GIVEN INSTRUCTION: Extract word for word the lines of the listing from its start to the line holding "import * as", both ends kept; pictures are not part of the copy.

====

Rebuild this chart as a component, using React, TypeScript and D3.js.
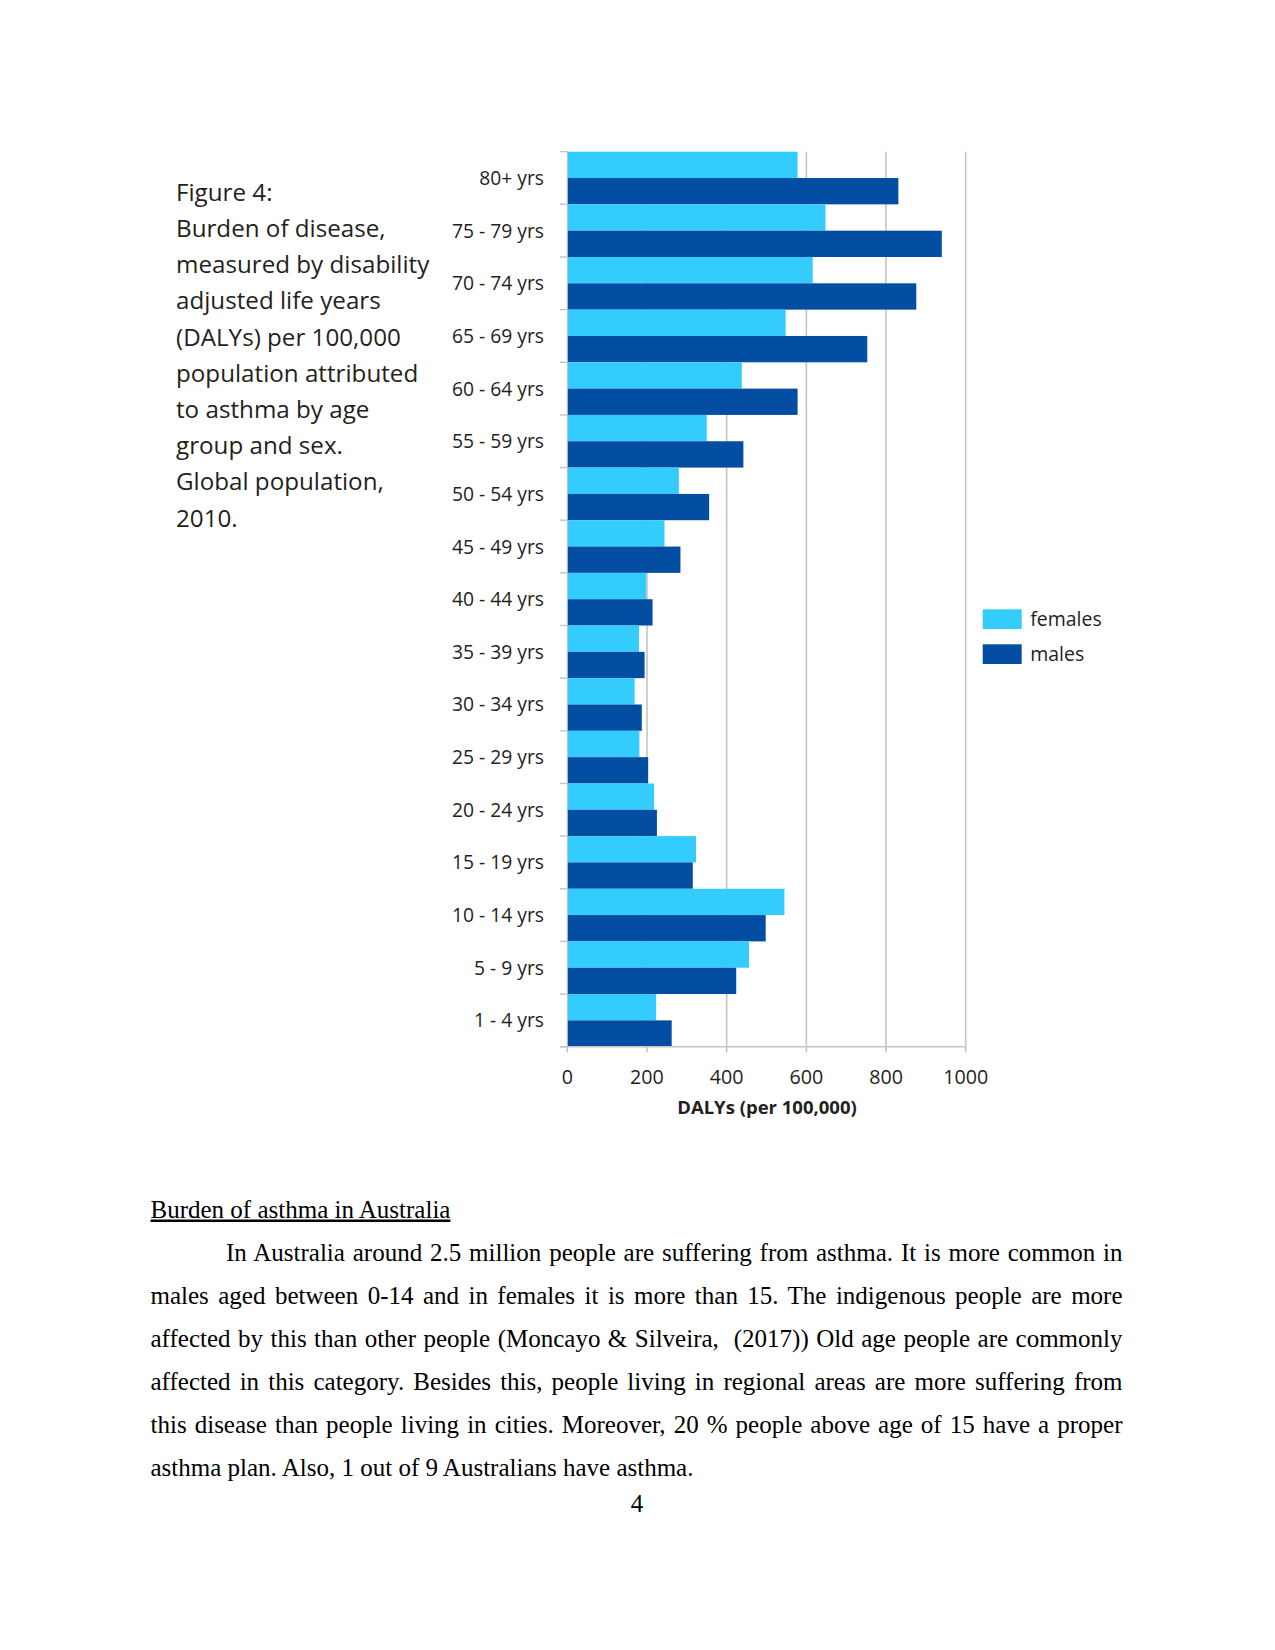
import React, { useLayoutEffect, useRef } from "react";
import * as d3 from "d3";

const categories = [
  "80+ yrs", "75 - 79 yrs", "70 - 74 yrs", "65 - 69 yrs", "60 - 64 yrs",
  "55 - 59 yrs", "50 - 54 yrs", "45 - 49 yrs", "40 - 44 yrs", "35 - 39 yrs",
  "30 - 34 yrs", "25 - 29 yrs", "20 - 24 yrs", "15 - 19 yrs", "10 - 14 yrs",
  "5 - 9 yrs", "1 - 4 yrs",
];
const females = [578, 648, 616, 548, 438, 350, 280, 244, 198, 180, 169, 181, 218, 323, 545, 456, 223];
const males = [831, 940, 876, 753, 578, 442, 356, 284, 214, 194, 187, 203, 225, 315, 498, 424, 262];
const seriesNames = ["females", "males"];
const xTicks = [0, 200, 400, 600, 800, 1000];
const axisTitle = "DALYs (per 100,000)";
const captionLines = [
  "Figure 4:",
  "Burden of disease,",
  "measured by disability",
  "adjusted life years",
  "(DALYs) per 100,000",
  "population attributed",
  "to asthma by age",
  "group and sex.",
  "Global population,",
  "2010.",
];
const heading = "Burden of asthma in Australia";
const paragraph = [
  "In Australia around 2.5 million people are suffering from asthma. It is more common in",
  "males aged between 0-14 and in females it is more than 15. The indigenous people are more",
  "affected by this than other people (Moncayo & Silveira,  (2017)) Old age people are commonly",
  "affected in this category. Besides this, people living in regional areas are more suffering from",
  "this disease than people living in cities. Moreover, 20 % people above age of 15 have a proper",
  "asthma plan. Also, 1 out of 9 Australians have asthma.",
];
const pageNumber = "4";

const FEMALE = "#33CCFD";
const MALE = "#034EA2";
const GRID = "#c4c4c4";
const CHART_FONT = "'Open Sans', 'Noto Sans', sans-serif";
const SERIF = "'Liberation Serif', 'Times New Roman', serif";

export default function App() {
  const x = d3.scaleLinear().domain([0, 1000]).range([567.3, 965.7]);
  const y = d3.scaleBand().domain(categories).range([151.7, 1046.7]).padding(0);
  const ySub = d3.scaleBand().domain(seriesNames).range([0, y.bandwidth()]).padding(0);
  const color = d3.scaleOrdinal<string, string>().domain(seriesNames).range([FEMALE, MALE]);

  const rows = categories.map((c, i) => ({ c, f: females[i], m: males[i] }));
  const boundaries = categories.map((c) => y(c) as number).concat([y.range()[1]]);

  const textLeft = 150.5;
  const textRight = 1122.5;
  const indent = 226;
  const bodySize = 25;
  const lineStep = 43.1;
  const headingBase = 1217.5;

  const lineRefs = useRef<(SVGTextElement | null)[]>([]);

  useLayoutEffect(() => {
    paragraph.forEach((line, i) => {
      const el = lineRefs.current[i];
      if (!el || i === paragraph.length - 1) return;
      el.style.wordSpacing = "0px";
      const w = el.getComputedTextLength();
      const start = i === 0 ? indent : textLeft;
      const spaces = (line.match(/ /g) || []).length;
      if (spaces) el.style.wordSpacing = `${(textRight - start - w) / spaces}px`;
    });
  }, []);

  return (
    <svg
      width={1275}
      height={1650}
      style={{ position: "absolute", left: 0, top: 0, background: "#fff" }}
    >
      {/* caption */}
      <g fontFamily={CHART_FONT} fontSize={24.2} fill="#231f20">
        {captionLines.map((t, i) => (
          <text key={t} x={176} y={200.8 + i * 36.2}>
            {t}
          </text>
        ))}
      </g>

      {/* gridlines */}
      <g>
        {xTicks.filter((t) => t > 0).map((t) => (
          <line key={t} x1={x(t)} x2={x(t)} y1={151.7} y2={1046.7} stroke={GRID} strokeWidth={1.6} />
        ))}
      </g>

      {/* bars */}
      <g>
        {rows.map((r) => (
          <g key={r.c} transform={`translate(0,${y(r.c)})`}>
            <rect x={x(0)} y={ySub("females")} width={x(r.f) - x(0)} height={ySub.bandwidth()} fill={color("females")} />
            <rect x={x(0)} y={ySub("males")} width={x(r.m) - x(0)} height={ySub.bandwidth()} fill={color("males")} />
          </g>
        ))}
      </g>

      {/* y axis ticks & labels */}
      <g>
        {boundaries.map((b, i) => (
          <line key={i} x1={560} x2={x(0)} y1={b} y2={b} stroke={GRID} strokeWidth={1.4} />
        ))}
        <line x1={x(0)} x2={x(0)} y1={151.7} y2={1046.7} stroke={GRID} strokeWidth={1} />
        {categories.map((c) => (
          <text
            key={c}
            x={544}
            y={(y(c) as number) + y.bandwidth() / 2}
            dy="0.36em"
            textAnchor="end"
            fontFamily={CHART_FONT}
            fontSize={19.3}
            fill="#231f20"
          >
            {c}
          </text>
        ))}
      </g>

      {/* x axis */}
      <g>
        <line x1={560} x2={x(1000)} y1={1046.7} y2={1046.7} stroke={GRID} strokeWidth={1.6} />
        {xTicks.map((t) => (
          <g key={t}>
            <line x1={x(t)} x2={x(t)} y1={1046.7} y2={1052.5} stroke={GRID} strokeWidth={1.6} />
            <text
              x={x(t)}
              y={1076.5}
              dy="0.36em"
              textAnchor="middle"
              fontFamily={CHART_FONT}
              fontSize={19.7}
              fill="#231f20"
            >
              {t}
            </text>
          </g>
        ))}
        <text
          x={767}
          y={1107}
          dy="0.36em"
          textAnchor="middle"
          fontFamily={CHART_FONT}
          fontWeight="bold"
          fontSize={18.5}
          fill="#231f20"
        >
          {axisTitle}
        </text>
      </g>

      {/* legend */}
      <g>
        {seriesNames.map((s, i) => (
          <g key={s} transform={`translate(982.7,${609.3 + i * 35})`}>
            <rect x={0} y={0} width={39} height={19.7} fill={color(s)} />
            <text x={47.5} y={9.85} dy="0.36em" fontFamily={CHART_FONT} fontSize={19.5} fill="#231f20">
              {s}
            </text>
          </g>
        ))}
      </g>

      {/* document text */}
      <g fontFamily={SERIF} fontSize={bodySize} fill="#000">
        <text x={textLeft} y={headingBase} textDecoration="underline">
          {heading}
        </text>
        {paragraph.map((line, i) => (
          <text
            key={i}
            ref={(el) => {
              lineRefs.current[i] = el;
            }}
            x={i === 0 ? indent : textLeft}
            y={headingBase + (i + 1) * lineStep}
            style={{ whiteSpace: "pre" }}
          >
            {line}
          </text>
        ))}
        <text x={637} y={1512} textAnchor="middle">
          {pageNumber}
        </text>
      </g>
    </svg>
  );
}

====

THE RESPONSE:
Rebuild this chart as a component, using React, TypeScript and D3.js.
import React, { useLayoutEffect, useRef } from "react";
import * as d3 from "d3";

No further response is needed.